I kicked Chance out of the house last night for some much needed girl time with a good friend. We drank girly cocktails and baked some
seriously amazing cupcakes. They're the perfect combination of chocolate and peanut butter and have a Reese's peanut butter cup baked right into the center. I was too busy chatting to take pictures as I baked, so a photo of the finished product will have to suffice. Enjoy!
Peanut Butter Cup Cupcakes (Slightly adapted from My Baking Addiction)
For the cake:
1 package devil's food cake mix
1 package instant chocolate pudding
1 cup light sour cream
1 cup canola oil
4 eggs
2 tsp vanilla extract
1 tbsp instant coffee granules, dissolved in 1/2 cup warm water
1 package Reese's miniatures, frozen
For the peanut butter buttercream frosting:
3 sticks unsalted butter, softened
1 cup creamy peanut butter
1.5 lbs. confectioner's sugar
7 tbsp. heavy cream
Preheat the oven to 350 degrees, and line a cupcake tin with paper liners. In the bowl of a stand mixer fitted with the paddle attachment, mix together cake mix, pudding mix, sour cream, canola oil, eggs, and coffee mixture. Beat on medium speed for about three minutes or until well combined.
Divide the batter in the muffin tin evenly, filling each cup 1/2 full. Press one Reese's miniature into the center of each cup; the batter shouldn't cover the top of the candy. Bake the cupcakes for 18-22 minutes. The cupcakes will have a small well in their centers - that's fine since you'll cover them with frosting. Set the cupcakes on a cooling rack and allow to cool fully before frosting.
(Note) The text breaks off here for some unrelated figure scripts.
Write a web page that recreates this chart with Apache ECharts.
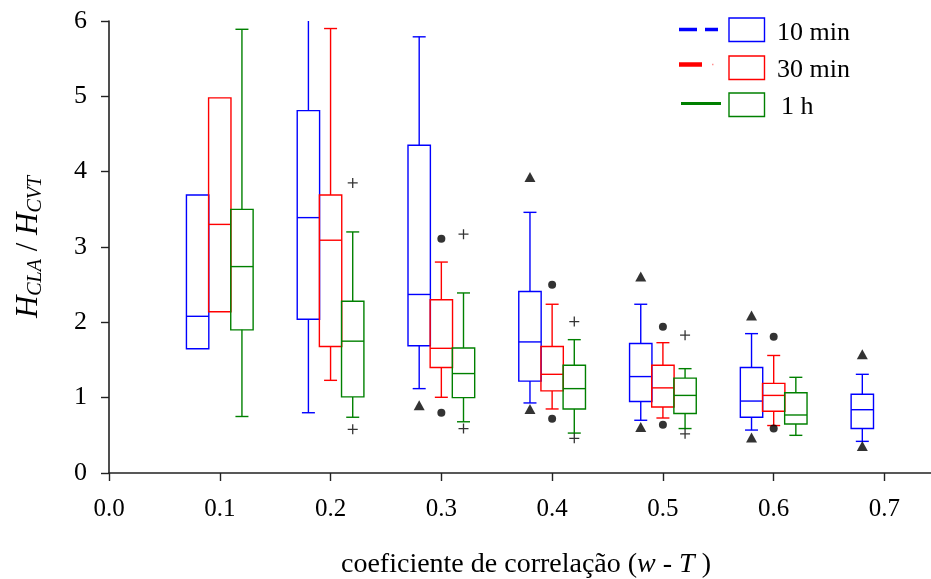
<!DOCTYPE html>
<html>
<head>
<meta charset="utf-8">
<script src="https://cdn.jsdelivr.net/npm/echarts@6/dist/echarts.min.js"></script>
<style>html,body{margin:0;padding:0;background:#fff;}#c{width:931px;height:579px;}</style>
</head>
<body>
<div id="c"></div>
<script>
// x categories (correlation coefficient)
const categories = [0.1, 0.2, 0.3, 0.4, 0.5, 0.6, 0.7];
const xTickLabels = ['0.0', '0.1', '0.2', '0.3', '0.4', '0.5', '0.6', '0.7'];
const yTickLabels = ['0', '1', '2', '3', '4', '5', '6'];

// box stats per category: [min, Q1, median, Q3, max]
const box10min = [
  [1.65, 1.65, 2.08, 3.69, 3.69],
  [0.80, 2.04, 3.39, 4.81, 6.20],
  [1.12, 1.69, 2.37, 4.35, 5.79],
  [0.93, 1.22, 1.74, 2.41, 3.46],
  [0.70, 0.95, 1.28, 1.72, 2.24],
  [0.57, 0.74, 0.955, 1.40, 1.85],
  [0.42, 0.59, 0.84, 1.045, 1.31]
];
const box30min = [
  [2.14, 2.14, 3.30, 4.98, 4.98],
  [1.23, 1.68, 3.09, 3.69, 5.90],
  [1.005, 1.40, 1.655, 2.30, 2.80],
  [0.85, 1.09, 1.31, 1.68, 2.24],
  [0.73, 0.876, 1.13, 1.43, 1.73],
  [0.63, 0.82, 1.03, 1.19, 1.56],
  null
];
const box1h = [
  [0.75, 1.90, 2.74, 3.50, 5.89],
  [0.74, 1.01, 1.75, 2.28, 3.20],
  [0.68, 1.00, 1.32, 1.66, 2.39],
  [0.53, 0.85, 1.12, 1.43, 1.77],
  [0.59, 0.79, 1.03, 1.26, 1.385],
  [0.50, 0.65, 0.77, 1.066, 1.27],
  null
];

// outliers: [category, value]
const out10min = [[0.3, 0.90], [0.4, 3.93], [0.4, 0.85], [0.5, 2.61], [0.5, 0.61], [0.6, 2.09], [0.6, 0.47], [0.7, 1.575], [0.7, 0.36]];
const out30min = [[0.3, 3.11], [0.3, 0.80], [0.4, 2.50], [0.4, 0.72], [0.5, 1.94], [0.5, 0.64], [0.6, 1.81], [0.6, 0.59]];
const out1h = [[0.2, 3.85], [0.2, 0.58], [0.3, 3.17], [0.3, 0.59], [0.4, 2.01], [0.4, 0.46], [0.5, 1.83], [0.5, 0.52]];

const seriesNames = ['10 min', '30 min', '1 h'];

// ---- styling / layout constants ----
const FONT = '"Liberation Serif", "Times New Roman", serif';
const COLORS = ['#0000ff', '#ff0000', '#008000'];
const OFFSETS = [-0.02, 0, 0.02];
const BOX_W = 0.0202;
const CAP_HALF = 6.5;
const Y_MAX = 6;

function boxData(stats) {
  const d = [];
  stats.forEach((s, i) => { if (s) d.push([categories[i]].concat(s)); });
  return d;
}

function makeRender(off, color) {
  return function (params, api) {
    const cx = api.value(0) + off;
    const vals = [1, 2, 3, 4, 5].map(k => api.value(k));
    const yTop = api.coord([cx, Y_MAX])[1];
    const p = vals.map(v => api.coord([cx, v]));
    const x = p[0][0];
    const half = api.size([BOX_W, 0])[0] / 2;
    const st = { stroke: color, lineWidth: 1.4, fill: null };
    const ch = [];
    const yMin = p[0][1], yQ1 = p[1][1], yMed = p[2][1], yQ3 = p[3][1];
    let yMax = p[4][1];
    let capTop = true;
    if (yMax < yTop) { yMax = yTop; capTop = false; }
    if (yMax < yQ3 - 0.5) {
      ch.push({ type: 'line', shape: { x1: x, y1: yQ3, x2: x, y2: yMax }, style: st });
      if (capTop) ch.push({ type: 'line', shape: { x1: x - CAP_HALF, y1: yMax, x2: x + CAP_HALF, y2: yMax }, style: st });
    }
    if (yMin > yQ1 + 0.5) {
      ch.push({ type: 'line', shape: { x1: x, y1: yQ1, x2: x, y2: yMin }, style: st });
      ch.push({ type: 'line', shape: { x1: x - CAP_HALF, y1: yMin, x2: x + CAP_HALF, y2: yMin }, style: st });
    }
    ch.push({ type: 'rect', shape: { x: x - half, y: yQ3, width: half * 2, height: yQ1 - yQ3 }, style: { stroke: color, lineWidth: 1.4, fill: 'rgba(255,255,255,0)' } });
    ch.push({ type: 'line', shape: { x1: x - half, y1: yMed, x2: x + half, y2: yMed }, style: st });
    return { type: 'group', children: ch };
  };
}

function shift(points, off) { return points.map(p => [p[0] + off, p[1]]); }

const allBoxes = [box10min, box30min, box1h];
const allOut = [out10min, out30min, out1h];
const outSymbols = ['triangle', 'circle', 'path://M0,5H10M5,0V10'];
const outSizes = [[11, 10], 8, 10];

const series = [];
allBoxes.forEach((b, i) => {
  series.push({
    type: 'custom', name: seriesNames[i],
    renderItem: makeRender(OFFSETS[i], COLORS[i]),
    data: boxData(b),
    encode: { x: 0, y: [1, 2, 3, 4, 5] },
    z: 2
  });
});
allOut.forEach((o, i) => {
  const plus = i === 2;
  series.push({
    type: 'scatter', name: seriesNames[i] + ' out',
    data: shift(o, OFFSETS[i]),
    symbol: outSymbols[i], symbolSize: outSizes[i],
    itemStyle: plus ? { color: 'rgba(0,0,0,0)', borderColor: '#000', borderWidth: 1.3 } : { color: '#000' },
    z: 3
  });
});

// legend drawn as graphics
const legendRows = [
  { y: 30, text: seriesNames[0] },
  { y: 67, text: seriesNames[1] },
  { y: 104, text: seriesNames[2] }
];
const graphics = [];
graphics.push({ type: 'line', shape: { x1: 679, y1: 29.5, x2: 697, y2: 29.5 }, style: { stroke: COLORS[0], lineWidth: 3.5 } });
graphics.push({ type: 'line', shape: { x1: 705, y1: 29.5, x2: 718, y2: 29.5 }, style: { stroke: COLORS[0], lineWidth: 3.5 } });
graphics.push({ type: 'line', shape: { x1: 679, y1: 64.5, x2: 702, y2: 64.5 }, style: { stroke: COLORS[1], lineWidth: 4.5 } });
graphics.push({ type: 'line', shape: { x1: 712, y1: 64.5, x2: 713.5, y2: 64.5 }, style: { stroke: '#ff9090', lineWidth: 1.5 } });
graphics.push({ type: 'line', shape: { x1: 681, y1: 103.5, x2: 721, y2: 103.5 }, style: { stroke: COLORS[2], lineWidth: 3 } });
const boxYs = [18, 56, 93];
legendRows.forEach((r, i) => {
  graphics.push({ type: 'rect', shape: { x: 729, y: boxYs[i], width: 35.5, height: 23.5 }, style: { stroke: COLORS[i], lineWidth: 1.4, fill: null } });
  graphics.push({ type: 'text', x: i === 2 ? 781 : 777, y: r.y + 3, style: { text: r.text, font: '26px ' + FONT, fill: '#000', verticalAlign: 'middle', align: 'left' } });
});

const chart = echarts.init(document.getElementById('c'), null, { renderer: 'canvas' });
chart.setOption({
  animation: false,
  backgroundColor: '#fff',
  grid: { left: 109, right: 0, top: 21, bottom: 106, outerBoundsMode: 'none', containLabel: false },
  xAxis: {
    type: 'value', min: 0, max: 0.742, interval: 0.1,
    name: 'coeficiente de correlação ({i|w} - {i|T} )',
    nameLocation: 'middle', nameGap: 78,
    nameTextStyle: { fontFamily: FONT, fontSize: 28, color: '#000', padding: [0, 0, 0, 12], rich: { i: { fontFamily: FONT, fontSize: 28, fontStyle: 'italic', color: '#000' } } },
    axisLine: { show: true, onZero: false, lineStyle: { color: '#222', width: 1.6 } },
    axisTick: { show: true, length: 8, lineStyle: { color: '#222', width: 1.4 }, customValues: xTickLabels.map(Number) },
    axisLabel: { fontFamily: FONT, fontSize: 25, color: '#000', margin: 24, customValues: xTickLabels.map(Number), formatter: v => xTickLabels[Math.round(v * 10)] },
    splitLine: { show: false }
  },
  yAxis: {
    type: 'value', min: 0, max: 6, interval: 1,
    name: '{h|H}{s|CLA}{n| / }{h|H}{s|CVT}',
    nameLocation: 'middle', nameRotate: 90, nameGap: 63,
    nameTextStyle: {
      fontFamily: FONT, color: '#000', padding: [0, 0, 0, 0],
      rich: {
        h: { fontFamily: FONT, fontSize: 31, fontStyle: 'italic', color: '#000', lineHeight: 34, verticalAlign: 'middle' },
        n: { fontFamily: FONT, fontSize: 31, color: '#000', lineHeight: 34, verticalAlign: 'middle' },
        s: { fontFamily: FONT, fontSize: 20, fontStyle: 'italic', color: '#000', verticalAlign: 'bottom' }
      }
    },
    axisLine: { show: true, lineStyle: { color: '#222', width: 1.6 } },
    axisTick: { show: true, length: 8, lineStyle: { color: '#222', width: 1.4 } },
    axisLabel: { fontFamily: FONT, fontSize: 26, color: '#000', margin: 22, formatter: v => yTickLabels[Math.round(v)] },
    splitLine: { show: false }
  },
  graphic: graphics,
  series: series
});
</script>
</body>
</html>
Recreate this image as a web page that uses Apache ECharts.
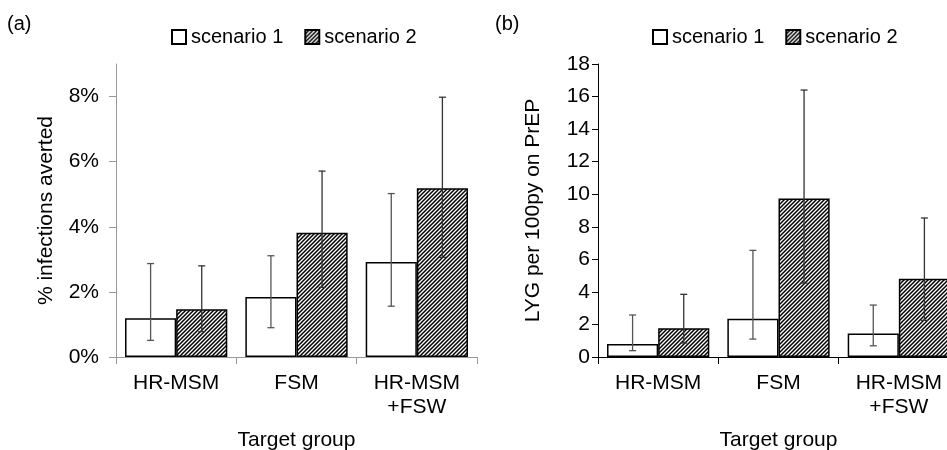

In the bowl of a stand mixer fitted with the paddle attachment, cream butter and peanut butter together on medium speed until well combined and fluffy. Turn the mixer down to low and gradually add in confectioner's sugar until fully blended. Keeping the mixer on low speed, add in the heavy cream one tablespoon at a time until it reaches your desired consistency (I used 7 tablespoons). Finally, turn your mixer on high speed for about a minute until the frosting gets light and fluffy. Spoon, pipe, or dollop the frosting on top of each cupcake and top with some chopped up Reese's.
I subbed light sour cream for the regular to cut out some of the calories. And I realize that's pretty ridiculous considering the amount of butter and cream in the frosting. I opted out of adding vanilla to the frosting because I wanted it to taste reaalllly peanut buttery, and I also cut the amount of confectioner's sugar from 2 to 1.5lbs. My go-to chocolate cake recipe also calls for sour cream and pudding mix; don't skip out on the sour cream, as weird as it sounds. It makes the cake stay really moist. And I probably could have used a recipe that was entirely from scratch instead of using packaged devil's food cake mix, but these things took a solid two and a half hours to bake anyways so I was happy to save the extra time.


*****If you're not baking these for a party, work event, etc... then absolutely cut the recipe in half. The recipe as listed above made about 40 cupcakes. Even sending some home with my friend and taking some to work this week, I still have way too many cupcakes for a two person household. Chance might disagree with me. He's had four in 24 hours and claims they're the best cupcakes he's ever had.